New York — End of the World. Play by Arthur Kopit. Starring John Shea, Barnard Hughes, Linda Hunt. Directed by Harold Prince. ''End of the World'' is a play of uncommon commitment and courage. Arthur Kopit and company are living dangerously as they mingle satire, mock realism, and philosophic discourse to tackle the overriding issue of the age: the threat of nuclear destruction. For what it attempts, and what it achieves, the late arrival at the Music Box is a major event of this or any other season.
Mr. Kopit approaches the subject slyly by casting his playwright-hero Michael Trent as a sort of theatrical private eye, replete with trench coat and crushed felt hat. Trent (John Shea) explains that a dramatist is like a detective, always searching for clues. In the present instance, the writer-sleuth is approached by billionaire Philip Stone (Barnard Hughes). Stone wants his four-page outline on the nuclear question developed into a stage play.He is prepared to finance the project and keep a production running, even if it finds no audience response.
The genesis of ''End of the World'' reflects a similar offer Mr. Kopit actually received. According to a Playbill note, much of the content, particularly the second act, derives from interviews conducted by the author. Subtitled ''The Investigation,'' Act II plunges protagonist and spectator into a succession of Washington conversations in which Trent attempts to identify and comprehend the rationale for prevailing nuclear policy.
In the process, he encounters a series of dizzying and often hilarious rationalizations as expressed by his government sources. They include a Pentagon general (David O'Brien), a Soviet specialist (Jaroslav Stremien), two think-tank types who rattle off their spiels as they stuff Cookin' Good chickens for a gourmet lunch, and a shadowy figure who finally keeps a promised rendezvous.

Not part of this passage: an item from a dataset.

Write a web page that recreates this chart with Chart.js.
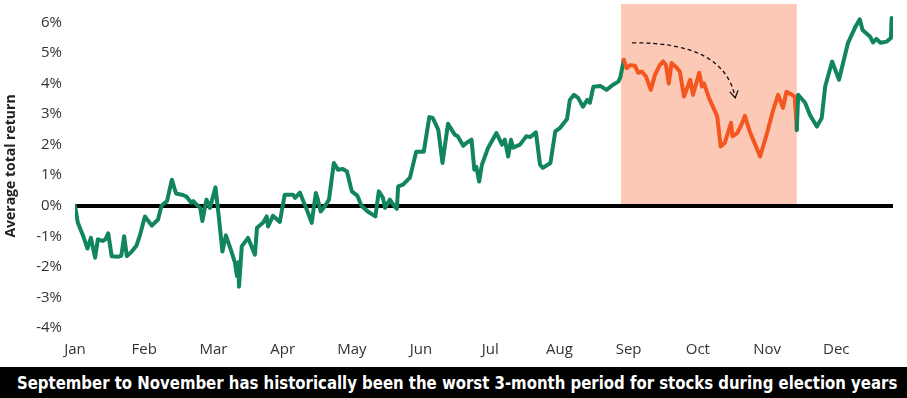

Trent hears things like: ''A bluff taken seriously is much more serious than a serious threat taken as a bluff. . . . We have to learn how to wage nuclear war rationally. . . . What you have to do is out-preempt them. . . .''
Act III, ''The Discovery,'' returns Trent to his Stamford, Conn., home base to confront not only his impatient patron but the most rigorous phase of his Odyssey - the self-examination that brings ''End of the World'' to its own tentative conclusion. Trent recalls an incident, years before, when he was left alone for the first time with his newborn son. It is a terrifying and eventually moving statement. With this speech, Mr. Shea brilliantly caps his tireless performance of a demanding role.
The speech is counterpointed by Stone's description of an experience during a Pacific A-test (a section credited to Robert Scheer's book ''With Enough Shovels''). Here as elsewhere, Mr. Hughes demonstrates the solidity of his contribution as the mysterious, apparently imperturbable patron. In the real-life role of a talent representative, Audrey Wood (Mr. Kopit's agent before her prolonged illness), Linda Hunt presides with a blend of solicitude and acumen which shames her crassly comic fellow agents (Richard Seff and Mr. O'Brien). (Mr. Kopit enjoys these showbiz vaudeville bits.)
Harold Prince has staged the production with an extraordinary sensitivity to the dense complexity of themes and counterthemes that make ''End of the World'' so difficult a work. Always a tricky business, the play-within-a-play is here complicated by Mr. Kopit's satirical, private-eye approach to a most serious subject.
Clarke Dunham's series of background panels provides the well-ordered areas onto which Mr. Dunham and Lisa Podgur's breathtaking projections are exposed. These include two Escher prints - with cunning manipulation of perspective - that provide a visual commentary on the nuclear argument: the arrival by logical means at preposterous conclusions. The fluidly changing slides are more than mere embellishments to a theater work that stirs imagination and stimulates thought.